Gentle visitors, the cold air has blown into these parts from the frigid Pole, and the sudden chill sent your humble Contributor (shivering, we confess) into the spare closet to select an appropriate sweater vest. Thus, the season is upon us. And, this change is always a blessing: even as we suffer the sorrows of the Fall, we have the consolation of a sweater vest to lift our Spirits and insulate our Internal Organs.
In the past, we have addressed the virtues of sweater vests. Of course, one could fill volumes on the subject. But, today, we are reminded of that famous slogan minted by the British Ministry of Information in 1939:
"KEEP CALM and CARRY ON"
There they were, the poor Brits, on the eve of the second Great War, preparing to face the onslaught of the Luftwaffe , advised, if not commanded, to "keep calm." But how to stay calm under such circumstances? Well, among other measures, every man Jack went straight to his haberdasher, got fit with a sturdy woolen pullover -- with a "V" neck for Victory! -- signed up for King and Country and... well, Bob's your uncle, and the rest -- and the vest -- is History.
Who could have expected that this small, though handsome and eminently practical, vestment could have stemmed the Nazi Blitzkreig? But, there you have it: the humble sweater vest, like Tolkien's fabled mithril, was credited for it's calming influence and stout courage until the War was finally won (with some assist from the Yanks).
This well-woven reputation has borne out over the years. Studies have shown that sweater vests significantly reduce stress and improve productivity in office environments. By "studies," we mean, of course, our own personal studies over many years observing the effect of these smart frocks: on appearance, it defuses even the most tense crisis then leads all forward with poise and confidence. Indeed, we have found no recorded instance -- and can imagine none -- of any untoward event in the presence of vest-wearer.
We should note that no other sweater has these effects. For example, showing up in a cardigan would be, in most cases, less than desirable. This is easy to explain. Cardigans cover the whole arm, indicating it's suitability for low energy tasks, such as slowly strolling through the leaves, meticulously examining a stamp collection, or settling down toddlers a la Mr. Rogers.
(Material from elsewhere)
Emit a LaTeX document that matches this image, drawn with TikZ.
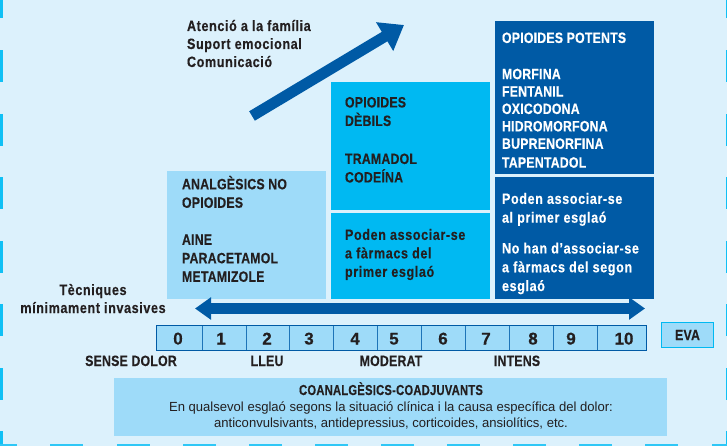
\documentclass[tikz,border=0pt]{standalone}
\usepackage{fontspec}
\setmainfont{Liberation Sans}
\newfontfamily\cond[FakeStretch=0.82,LetterSpace=1.5,BoldFeatures={FakeBold=0.3}]{Liberation Sans}
\newfontfamily\condl[FakeStretch=0.84,LetterSpace=4,BoldFeatures={FakeBold=0.3}]{Liberation Sans}
\newfontfamily\condn[FakeStretch=1.0,BoldFeatures={FakeBold=0.3}]{Liberation Sans}
\newfontfamily\condc[FakeStretch=0.78,LetterSpace=1.5,BoldFeatures={FakeBold=0.3}]{Liberation Sans}
\newfontfamily\condreg[FakeStretch=0.99]{Liberation Sans}
\usetikzlibrary{arrows.meta}
\definecolor{bgc}{HTML}{DCF1FC}
\definecolor{lightb}{HTML}{9EDBF9}
\definecolor{midb}{HTML}{00B9F2}
\definecolor{darkb}{HTML}{005AA5}
\definecolor{inkc}{HTML}{231F20}
\definecolor{dashc}{HTML}{10C0F5}
\definecolor{scalec}{HTML}{1E74B8}
\tikzset{
 x=1pt,y=-1pt,
 panel/.style={fill=#1,draw=none},
 lab/.style={inner sep=0pt,outer sep=0pt,anchor=north west,align=left,font=\cond\bfseries\fontsize{15}{18.5}\selectfont,text=inkc},
 labl/.style={lab,font=\condl\bfseries\fontsize{15}{18.5}\selectfont},
 tick/.style={inner sep=0pt,anchor=base,font=\condn\bfseries\fontsize{17}{17}\selectfont,text=inkc},
 caplab/.style={inner sep=0pt,anchor=base,font=\cond\bfseries\fontsize{15}{17}\selectfont,text=inkc},
 caplabl/.style={caplab,font=\condl\bfseries\fontsize{15}{17}\selectfont},
 bodyline/.style={inner sep=0pt,anchor=base,font=\condreg\fontsize{13.2}{16}\selectfont,text=inkc},
 bigarrow/.style={line width=11pt,draw=darkb},
}
\begin{document}
\begin{tikzpicture}
\useasboundingbox (0,0) rectangle (727,446);
\fill[bgc] (0,0) rectangle (727,446);
% dashed edge
\foreach \y/\h in {-14/32,50/32,114/32,177/32,241/32,304/32,368/32,431/32}{
  \fill[dashc] (0,\y) rectangle (3,\y+\h);
  \fill[dashc] (726,\y) rectangle (727,\y+\h);
}
\foreach \x in {-16,50,117,183,249,315,381,447,513,579,645,712}{
  \fill[dashc!85!bgc] (\x,444) rectangle (\x+33,446);
}
% panels
\fill[panel=lightb] (167,171) rectangle (326,299);
\fill[panel=midb] (331,82) rectangle (490,210);
\fill[panel=midb] (331,213) rectangle (490,299);
\fill[panel=darkb] (495,21) rectangle (654,174);
\fill[panel=darkb] (495,177) rectangle (654,299);
\fill[panel=lightb] (114,378) rectangle (667,436);
% arrows
\coordinate (dl) at (252,116);
\coordinate (dr) at (404,25);
\draw[bigarrow,-{Triangle[length=22.6pt,width=32pt]}] (dl) -- (dr);
\coordinate (hl) at (195,308.5);
\coordinate (hr) at (645,308.5);
\draw[bigarrow,{Triangle[length=16pt,width=21.5pt]}-{Triangle[length=16pt,width=21.5pt]}] (hl) -- (hr);
% scale
\fill[lightb] (156,325) rectangle (647,350.5);
\foreach \x in {202,246,289,333,377,421,465,509,553,597}{
  \draw[scalec,line width=1pt] (\x,325) -- (\x,350.5);
}
\draw[darkb,line width=1.3pt] (156.5,325.5) rectangle (646.5,350.5);
\foreach \x/\t in {178/0,221/1,267/2,309/3,355/4,394/5,443/6,486/7,533/8,571/9,624/10}{
  \node[tick] (t\t) at (\x,344.5) {\t};
}
\node[draw=midb,line width=1.5pt,fill=lightb,minimum width=52pt,minimum height=25pt,inner sep=0pt,
  font=\cond\bfseries\fontsize{15}{17}\selectfont,text=inkc] (eva) at (687.5,335) {EVA};
% text
\node[labl,font=\condl\bfseries\fontsize{15}{18}\selectfont] (fam) at (187,20) {Atenció a la família\\Suport emocional\\Comunicació};
\node[lab] (deb) at (345,97) {OPIOIDES\\DÈBILS\\[19.5pt]TRAMADOL\\CODEÍNA};
\node[labl] (ass) at (345,229) {Poden associar-se\\a fàrmacs del\\primer esglaó};
\node[lab] (noop) at (182,176) {ANALGÈSICS NO\\OPIOIDES\\[18.5pt]AINE\\PARACETAMOL\\METAMIZOLE};
\node[lab,text=white,font=\cond\bfseries\fontsize{15}{17.4}\selectfont] (pot) at (502,32.5) {OPIOIDES POTENTS\\[18.8pt]MORFINA\\FENTANIL\\OXICODONA\\HIDROMORFONA\\BUPRENORFINA\\[1.5pt]TAPENTADOL};
\node[labl,text=white,font=\condl\bfseries\fontsize{15}{18.8}\selectfont] (pod) at (502,193) {Poden associar-se\\al primer esglaó\\[12pt]No han d’associar-se\\a fàrmacs del segon\\esglaó};
\node[caplabl] (tec) at (93,295) {Tècniques};
\node[caplabl] (min) at (93,313) {mínimament invasives};
\node[caplab] (sd) at (131,366) {SENSE DOLOR};
\node[caplab] (ll) at (267,366) {LLEU};
\node[caplab] (mo) at (391,366) {MODERAT};
\node[caplab] (in) at (517,366) {INTENS};
\node[caplab,font=\condc\bfseries\fontsize{14.4}{17}\selectfont] (co) at (391,395) {COANALGÈSICS-COADJUVANTS};
\node[bodyline] (l1) at (391,411.5) {En qualsevol esglaó segons la situació clínica i la causa específica del dolor:};
\node[bodyline] (l2) at (391,427.5) {anticonvulsivants, antidepressius, corticoides, ansiolítics, etc.};
\end{tikzpicture}
\end{document}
Among active adults, however, a cardigan works as a strong sedative, soothing to the point of somnolence when there is still work to be done! By contrast, sweater vests leave the arms free, indicating a workmanlike spirit with a calm core of confidence.
Or, consider the turtleneck -- a disastrous choice! -- a covering likely to arouse only feelings of horror or dismay. True, a mock turtleneck is not as bad: it elicits merely disappointment. Still, some wags wear mocks, as the name suggests, to express a kind of smirking and self-aware irony. But, does this befit a real gentleman? The question, we think, answers itself.
Gentle visitors, in these days as in the past, we live in a cold and confusing world. Against this chill wind, we need the genuine article-- something that brings warmth and sense.
As practical and moral matter, a vest is best.